Exercise materials:
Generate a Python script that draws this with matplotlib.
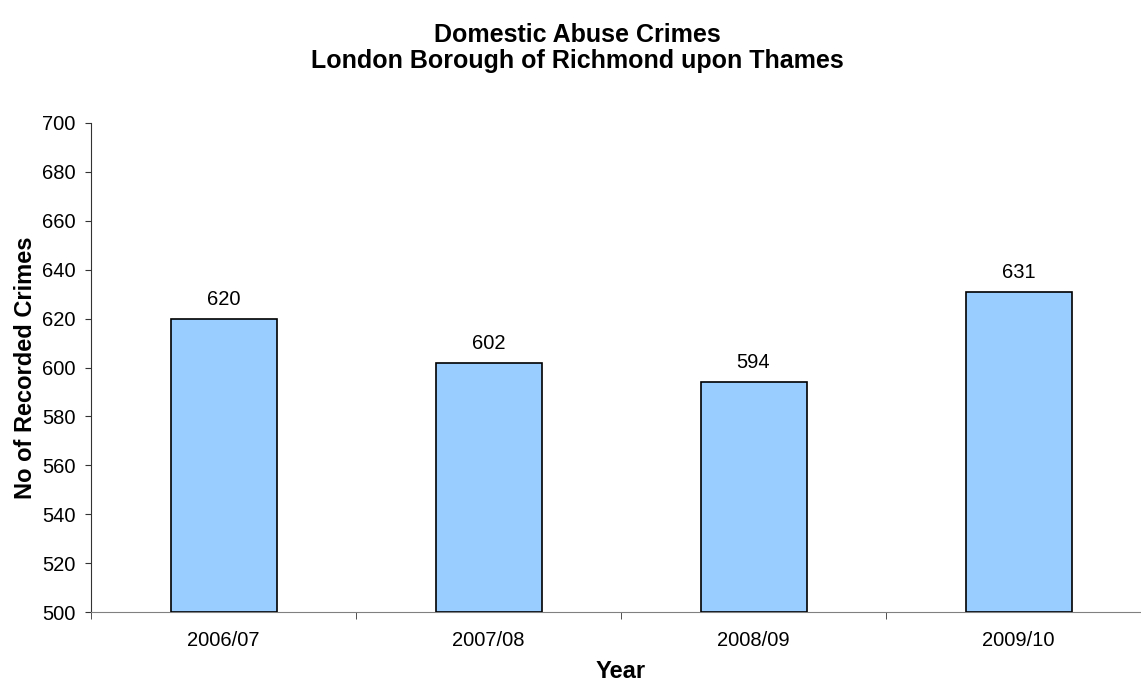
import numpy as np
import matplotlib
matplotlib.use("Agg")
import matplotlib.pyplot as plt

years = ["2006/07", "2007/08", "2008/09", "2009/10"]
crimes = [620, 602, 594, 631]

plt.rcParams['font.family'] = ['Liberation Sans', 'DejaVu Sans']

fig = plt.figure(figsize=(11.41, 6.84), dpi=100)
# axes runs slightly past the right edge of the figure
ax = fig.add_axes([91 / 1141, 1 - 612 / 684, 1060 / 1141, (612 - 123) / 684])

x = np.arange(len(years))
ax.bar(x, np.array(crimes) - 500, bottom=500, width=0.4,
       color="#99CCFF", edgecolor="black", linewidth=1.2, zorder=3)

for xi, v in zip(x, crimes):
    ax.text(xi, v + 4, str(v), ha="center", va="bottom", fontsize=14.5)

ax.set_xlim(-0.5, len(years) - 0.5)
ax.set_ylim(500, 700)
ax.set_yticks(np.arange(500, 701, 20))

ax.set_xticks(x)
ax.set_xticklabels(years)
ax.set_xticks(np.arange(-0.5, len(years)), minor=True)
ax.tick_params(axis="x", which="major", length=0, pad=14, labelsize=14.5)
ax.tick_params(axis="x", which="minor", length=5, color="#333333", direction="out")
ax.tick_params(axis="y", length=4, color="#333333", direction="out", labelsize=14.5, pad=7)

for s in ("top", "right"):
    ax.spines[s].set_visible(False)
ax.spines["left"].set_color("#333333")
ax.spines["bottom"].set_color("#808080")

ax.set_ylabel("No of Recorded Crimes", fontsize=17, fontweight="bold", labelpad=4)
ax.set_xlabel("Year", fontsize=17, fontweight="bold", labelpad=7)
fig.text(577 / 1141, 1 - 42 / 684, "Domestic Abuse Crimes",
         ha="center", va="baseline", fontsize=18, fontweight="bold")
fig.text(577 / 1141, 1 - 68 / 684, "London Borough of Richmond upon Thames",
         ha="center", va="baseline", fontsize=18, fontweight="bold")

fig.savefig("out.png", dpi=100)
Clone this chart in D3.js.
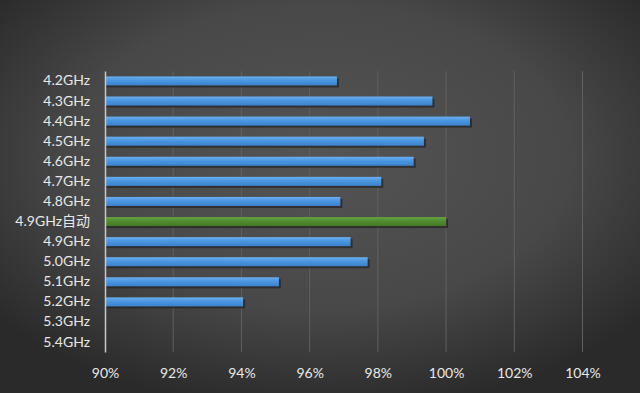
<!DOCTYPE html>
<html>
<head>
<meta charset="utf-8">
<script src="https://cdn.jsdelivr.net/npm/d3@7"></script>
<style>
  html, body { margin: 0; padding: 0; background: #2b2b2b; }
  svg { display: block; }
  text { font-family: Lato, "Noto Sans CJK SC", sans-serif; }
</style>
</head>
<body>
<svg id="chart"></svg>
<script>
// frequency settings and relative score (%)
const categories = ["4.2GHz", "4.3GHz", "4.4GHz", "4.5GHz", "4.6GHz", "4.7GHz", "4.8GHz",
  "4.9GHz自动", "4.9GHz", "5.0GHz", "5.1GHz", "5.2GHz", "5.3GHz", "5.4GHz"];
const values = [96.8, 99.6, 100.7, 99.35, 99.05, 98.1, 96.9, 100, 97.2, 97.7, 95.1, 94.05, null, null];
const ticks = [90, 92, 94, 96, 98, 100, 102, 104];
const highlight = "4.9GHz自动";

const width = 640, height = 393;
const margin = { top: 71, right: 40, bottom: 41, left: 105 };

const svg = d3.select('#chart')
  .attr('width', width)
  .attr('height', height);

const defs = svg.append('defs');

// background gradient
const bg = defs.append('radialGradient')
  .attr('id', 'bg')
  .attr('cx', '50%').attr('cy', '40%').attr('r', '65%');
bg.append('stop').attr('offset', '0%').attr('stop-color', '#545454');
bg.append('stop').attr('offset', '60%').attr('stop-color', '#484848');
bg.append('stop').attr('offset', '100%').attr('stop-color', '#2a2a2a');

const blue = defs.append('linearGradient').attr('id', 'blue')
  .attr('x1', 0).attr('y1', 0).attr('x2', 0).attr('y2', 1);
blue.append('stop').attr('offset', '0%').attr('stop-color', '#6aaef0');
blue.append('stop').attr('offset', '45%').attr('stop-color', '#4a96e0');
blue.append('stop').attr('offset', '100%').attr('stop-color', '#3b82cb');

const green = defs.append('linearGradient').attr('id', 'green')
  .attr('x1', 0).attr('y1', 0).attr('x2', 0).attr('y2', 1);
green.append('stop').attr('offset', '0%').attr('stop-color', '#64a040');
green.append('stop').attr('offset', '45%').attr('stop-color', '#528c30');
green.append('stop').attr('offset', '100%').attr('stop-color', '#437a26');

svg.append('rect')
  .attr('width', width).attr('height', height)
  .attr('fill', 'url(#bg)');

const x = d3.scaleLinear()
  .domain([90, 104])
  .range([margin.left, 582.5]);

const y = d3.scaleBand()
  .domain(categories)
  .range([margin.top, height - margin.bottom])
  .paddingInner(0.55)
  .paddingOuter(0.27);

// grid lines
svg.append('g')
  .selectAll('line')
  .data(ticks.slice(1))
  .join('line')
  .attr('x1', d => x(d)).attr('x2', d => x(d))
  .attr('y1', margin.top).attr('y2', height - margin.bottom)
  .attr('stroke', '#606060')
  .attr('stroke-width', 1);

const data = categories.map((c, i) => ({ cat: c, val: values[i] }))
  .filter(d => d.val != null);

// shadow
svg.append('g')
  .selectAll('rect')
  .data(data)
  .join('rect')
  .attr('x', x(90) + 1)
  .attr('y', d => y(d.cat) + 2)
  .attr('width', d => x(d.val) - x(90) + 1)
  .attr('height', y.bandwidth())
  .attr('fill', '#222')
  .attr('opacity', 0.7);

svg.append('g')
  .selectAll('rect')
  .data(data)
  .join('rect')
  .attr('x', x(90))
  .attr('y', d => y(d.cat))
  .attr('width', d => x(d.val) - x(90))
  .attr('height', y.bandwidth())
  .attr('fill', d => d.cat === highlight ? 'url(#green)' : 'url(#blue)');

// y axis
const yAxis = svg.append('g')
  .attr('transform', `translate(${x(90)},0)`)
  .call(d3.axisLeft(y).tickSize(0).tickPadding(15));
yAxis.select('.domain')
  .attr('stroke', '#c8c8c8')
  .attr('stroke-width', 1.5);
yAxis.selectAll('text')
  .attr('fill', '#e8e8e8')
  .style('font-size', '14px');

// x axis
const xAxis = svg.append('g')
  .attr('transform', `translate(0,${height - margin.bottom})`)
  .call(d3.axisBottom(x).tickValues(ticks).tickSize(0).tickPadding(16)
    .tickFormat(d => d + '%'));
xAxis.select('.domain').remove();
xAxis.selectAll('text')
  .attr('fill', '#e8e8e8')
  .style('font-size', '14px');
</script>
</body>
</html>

Instruction:
Everything from the top line of the data down to and including the line with "plt.rcParams['font.family'] = ['Liberation" is to be copied, except the pictures.

Output for this task:
Generate a Python script that draws this with matplotlib.
import numpy as np
import matplotlib
matplotlib.use("Agg")
import matplotlib.pyplot as plt

years = ["2006/07", "2007/08", "2008/09", "2009/10"]
crimes = [620, 602, 594, 631]

plt.rcParams['font.family'] = ['Liberation Sans', 'DejaVu Sans']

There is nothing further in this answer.